● TASK STATEMENT
Copy the material that follows word for word and omit its pictures.

● DATA EXTRACT
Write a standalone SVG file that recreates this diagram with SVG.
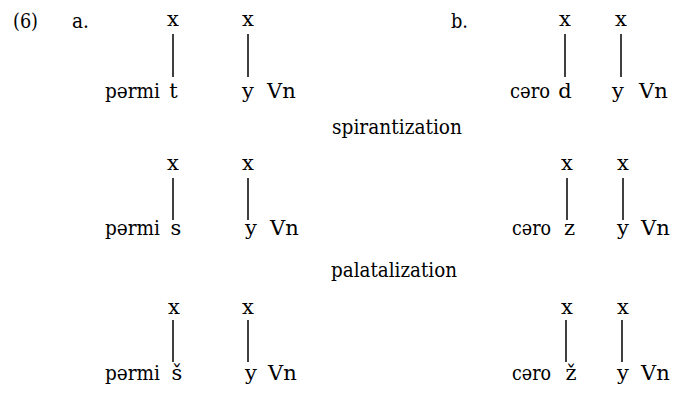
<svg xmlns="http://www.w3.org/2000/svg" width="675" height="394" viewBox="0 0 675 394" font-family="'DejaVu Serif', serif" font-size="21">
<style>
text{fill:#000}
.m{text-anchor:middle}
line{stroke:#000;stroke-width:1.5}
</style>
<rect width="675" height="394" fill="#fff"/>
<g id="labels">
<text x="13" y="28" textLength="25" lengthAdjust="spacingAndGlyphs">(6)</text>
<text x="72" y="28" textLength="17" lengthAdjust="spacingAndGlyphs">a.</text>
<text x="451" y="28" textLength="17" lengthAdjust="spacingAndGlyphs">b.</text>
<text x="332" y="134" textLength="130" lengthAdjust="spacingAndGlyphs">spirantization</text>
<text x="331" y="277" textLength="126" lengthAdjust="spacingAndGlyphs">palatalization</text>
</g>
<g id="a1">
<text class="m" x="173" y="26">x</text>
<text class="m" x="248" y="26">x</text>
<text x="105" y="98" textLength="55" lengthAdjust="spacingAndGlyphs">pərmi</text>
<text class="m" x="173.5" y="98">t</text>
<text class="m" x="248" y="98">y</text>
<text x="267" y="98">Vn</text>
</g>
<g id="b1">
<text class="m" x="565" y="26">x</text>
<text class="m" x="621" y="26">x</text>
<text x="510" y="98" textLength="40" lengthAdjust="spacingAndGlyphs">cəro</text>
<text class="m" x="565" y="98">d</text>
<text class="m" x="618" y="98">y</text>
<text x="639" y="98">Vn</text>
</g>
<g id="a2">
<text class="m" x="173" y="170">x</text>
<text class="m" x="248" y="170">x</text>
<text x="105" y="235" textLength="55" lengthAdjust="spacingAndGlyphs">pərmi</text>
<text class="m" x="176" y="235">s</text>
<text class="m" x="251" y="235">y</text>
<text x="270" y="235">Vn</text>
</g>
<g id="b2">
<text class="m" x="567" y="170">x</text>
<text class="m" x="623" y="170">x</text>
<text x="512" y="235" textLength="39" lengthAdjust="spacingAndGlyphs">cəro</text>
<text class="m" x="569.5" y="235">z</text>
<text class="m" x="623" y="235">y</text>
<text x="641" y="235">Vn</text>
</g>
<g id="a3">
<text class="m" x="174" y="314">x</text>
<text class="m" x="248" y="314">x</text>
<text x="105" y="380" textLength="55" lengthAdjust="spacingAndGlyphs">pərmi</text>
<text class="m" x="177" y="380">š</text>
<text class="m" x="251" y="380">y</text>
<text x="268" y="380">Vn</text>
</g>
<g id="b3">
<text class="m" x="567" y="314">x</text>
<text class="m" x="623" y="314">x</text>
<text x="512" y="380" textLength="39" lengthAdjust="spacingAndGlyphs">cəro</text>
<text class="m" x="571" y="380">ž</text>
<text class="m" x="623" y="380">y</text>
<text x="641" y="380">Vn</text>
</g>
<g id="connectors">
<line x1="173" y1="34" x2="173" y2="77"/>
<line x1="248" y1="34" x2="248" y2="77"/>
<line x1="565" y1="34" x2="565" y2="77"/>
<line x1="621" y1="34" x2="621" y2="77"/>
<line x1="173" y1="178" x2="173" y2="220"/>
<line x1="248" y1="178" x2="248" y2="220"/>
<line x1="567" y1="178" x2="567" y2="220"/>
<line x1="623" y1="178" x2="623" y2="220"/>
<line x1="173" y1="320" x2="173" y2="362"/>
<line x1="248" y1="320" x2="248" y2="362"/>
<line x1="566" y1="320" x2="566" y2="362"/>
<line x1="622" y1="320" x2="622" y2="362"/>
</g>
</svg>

● SOLUTION
Write a standalone SVG file that recreates this diagram with SVG.
<svg xmlns="http://www.w3.org/2000/svg" width="675" height="394" viewBox="0 0 675 394" font-family="'DejaVu Serif', serif" font-size="21">
<style>
text{fill:#000}
.m{text-anchor:middle}
line{stroke:#000;stroke-width:1.5}
</style>
<rect width="675" height="394" fill="#fff"/>
<g id="labels">
<text x="13" y="28" textLength="25" lengthAdjust="spacingAndGlyphs">(6)</text>
<text x="72" y="28" textLength="17" lengthAdjust="spacingAndGlyphs">a.</text>
<text x="451" y="28" textLength="17" lengthAdjust="spacingAndGlyphs">b.</text>
<text x="332" y="134" textLength="130" lengthAdjust="spacingAndGlyphs">spirantization</text>
<text x="331" y="277" textLength="126" lengthAdjust="spacingAndGlyphs">palatalization</text>
</g>
<g id="a1">
<text class="m" x="173" y="26">x</text>
<text class="m" x="248" y="26">x</text>
<text x="105" y="98" textLength="55" lengthAdjust="spacingAndGlyphs">pərmi</text>
<text class="m" x="173.5" y="98">t</text>
<text class="m" x="248" y="98">y</text>
<text x="267" y="98">Vn</text>
</g>
<g id="b1">
<text class="m" x="565" y="26">x</text>
<text class="m" x="621" y="26">x</text>
<text x="510" y="98" textLength="40" lengthAdjust="spacingAndGlyphs">cəro</text>
<text class="m" x="565" y="98">d</text>
<text class="m" x="618" y="98">y</text>
<text x="639" y="98">Vn</text>
</g>
<g id="a2">
<text class="m" x="173" y="170">x</text>
<text class="m" x="248" y="170">x</text>
<text x="105" y="235" textLength="55" lengthAdjust="spacingAndGlyphs">pərmi</text>
<text class="m" x="176" y="235">s</text>
<text class="m" x="251" y="235">y</text>
<text x="270" y="235">Vn</text>
</g>
<g id="b2">
<text class="m" x="567" y="170">x</text>
<text class="m" x="623" y="170">x</text>
<text x="512" y="235" textLength="39" lengthAdjust="spacingAndGlyphs">cəro</text>
<text class="m" x="569.5" y="235">z</text>
<text class="m" x="623" y="235">y</text>
<text x="641" y="235">Vn</text>
</g>
<g id="a3">
<text class="m" x="174" y="314">x</text>
<text class="m" x="248" y="314">x</text>
<text x="105" y="380" textLength="55" lengthAdjust="spacingAndGlyphs">pərmi</text>
<text class="m" x="177" y="380">š</text>
<text class="m" x="251" y="380">y</text>
<text x="268" y="380">Vn</text>
</g>
<g id="b3">
<text class="m" x="567" y="314">x</text>
<text class="m" x="623" y="314">x</text>
<text x="512" y="380" textLength="39" lengthAdjust="spacingAndGlyphs">cəro</text>
<text class="m" x="571" y="380">ž</text>
<text class="m" x="623" y="380">y</text>
<text x="641" y="380">Vn</text>
</g>
<g id="connectors">
<line x1="173" y1="34" x2="173" y2="77"/>
<line x1="248" y1="34" x2="248" y2="77"/>
<line x1="565" y1="34" x2="565" y2="77"/>
<line x1="621" y1="34" x2="621" y2="77"/>
<line x1="173" y1="178" x2="173" y2="220"/>
<line x1="248" y1="178" x2="248" y2="220"/>
<line x1="567" y1="178" x2="567" y2="220"/>
<line x1="623" y1="178" x2="623" y2="220"/>
<line x1="173" y1="320" x2="173" y2="362"/>
<line x1="248" y1="320" x2="248" y2="362"/>
<line x1="566" y1="320" x2="566" y2="362"/>
<line x1="622" y1="320" x2="622" y2="362"/>
</g>
</svg>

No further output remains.